Tech is often prone to short-lived hype, but at German Media Pool we’re convinced that generative AI is an exception.
In fact, we believe the hype around generative AI is entirely justified: It’s the next big inflection point in consumer tech. That’s why we’re all the more excited to make an investment announcement in this space soon.
Thanks to generative AI, the cost of creating new content is now approaching zero. From the “last selfie on Earth” and viral pop hits to the cover image of this very article, what we’ve seen so far is but the tip of the iceberg.
We’re about to be hit by an avalanche of AI-generated content, the magnitude of which is hard to overstate — and will be harder yet for consumers to grapple with.

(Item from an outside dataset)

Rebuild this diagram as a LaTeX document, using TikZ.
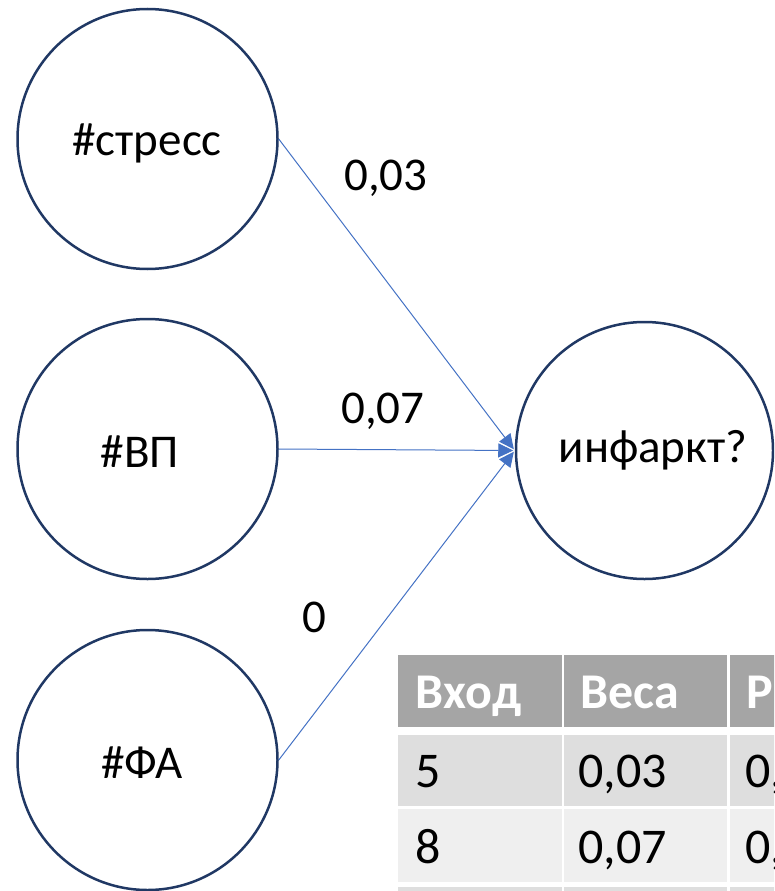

These are five pieces of advice we are giving to our companies on how to adapt:
1. Build trust and your brand will be strengthened
As a shorthand for trust, brand reputation will become an even more important tool for navigating content and commerce.
Brands will build trust by accurately verifying their content and, where applicable, labeling it as a product of or involving AI.
The strongest brands will go a step further and also disclose the design criteria governing their AI. Generative AI can quickly lose its shine if it follows a hidden agenda, recommending products or services a consumer would not normally choose.
2. Remain complacent and your brand will be weakened
AI’s ability to trawl the entire digital universe of content and products on offer means it can suggest viable options that consumers wouldn’t have been able to consider without it.
Weak brands with low-value offerings will no longer be able to rely on consumers choosing them by default, because it’s ‘what they’ve always done’. They will be under pressure to build a differentiated brand that will be able to command customer loyalty.
3. Seize the first mover advantage
There are first mover advantages when it comes to generative AI: Speed matters. Not just any brand will prosper, but specifically those who adopt generative AI more quickly than others.
The eleven companies who are among the first batch of ChatGPT-plugins, for example, can benefit from direct access to ChatGPT Plus users before anyone else is able to.
Set up your own guerrilla project around generative AI now, before others beat you to it.
4. Prepare for deep personalization
In the future, we will no longer be running searches ourselves and receive ‘shallow’ personalisation based on a few filters we’ve had to apply.
Instead, we’ll be conversing with brands as though to our own assistant, asking them which options fit our needs the best.
Our preferences and habits will turn from something we actively have to state into something entirely obvious, making for true ‘deep’ (and at first slightly eerie) personalisation.
5. Experiment with caution
As AI systems grow, they develop capabilities and patterns of behaviour that will be difficult — if not impossible — to foresee. This makes it all the more important to align AI with ethical principles, but even forerunners in the field allocate only a fraction of their resources towards alignment.
We are entering new ground here with every step and there will undoubtedly be many slippery slopes. On one hand of the spectrum, we see people who are completely excited and rushing into this headlong; on the other, those who are calling for blanket bans on new AI development.
What we need is a middle ground: Be fast but don’t break things.